Bridgeforth is determined to change that. She worked closely with the Maryland State Education Association to pass the Maryland Educator Shortage Act of 2023, which gives $20,000 stipends to aspiring educators in the state who are student teaching. She believes it will increase diversity in classrooms, both in terms of who can go to college and who returns to the classroom as a teacher. 

The law took effect on July 1 — after Jailyn has graduated. She’s been working for this and sacrificing, she says, so that her little sister, who also wants to be an educator, can go to college and embrace the breadth of that experience while being paid for her labor and not panicking about where her next meal will come from. 

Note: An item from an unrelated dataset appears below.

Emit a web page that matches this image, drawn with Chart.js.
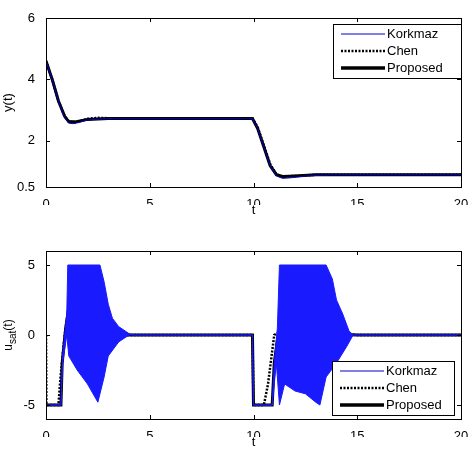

There are solutions that could ensure choosing a certain career path doesn’t come with a guarantee of economic struggle. Vera of Pay Our Interns says there are three potential routes and that a one-size-fits-all solution may not work, depending on the state and institution. There’s public policy, Vera says, in which the state provides a stipend to students, and, in turn, students work for the state upon graduation. Next, Vera points to public-private partnerships, where foundations, universities, and employers create a program for funding. And finally, the employer could pay the interns. 

“I think the solution is to give people money directly,” Vera says. “And no more workshops, classes. Nope. Give people money.” And that includes the organizers: “You have organizers doing this work, but they don't have resources,” Vera says. Unpaid work in an effort to end unpaid work adds up. 

Student organizers say they value the work they do in the field and that’s why they’re fighting so hard to prevent economic hardship for those who come after them.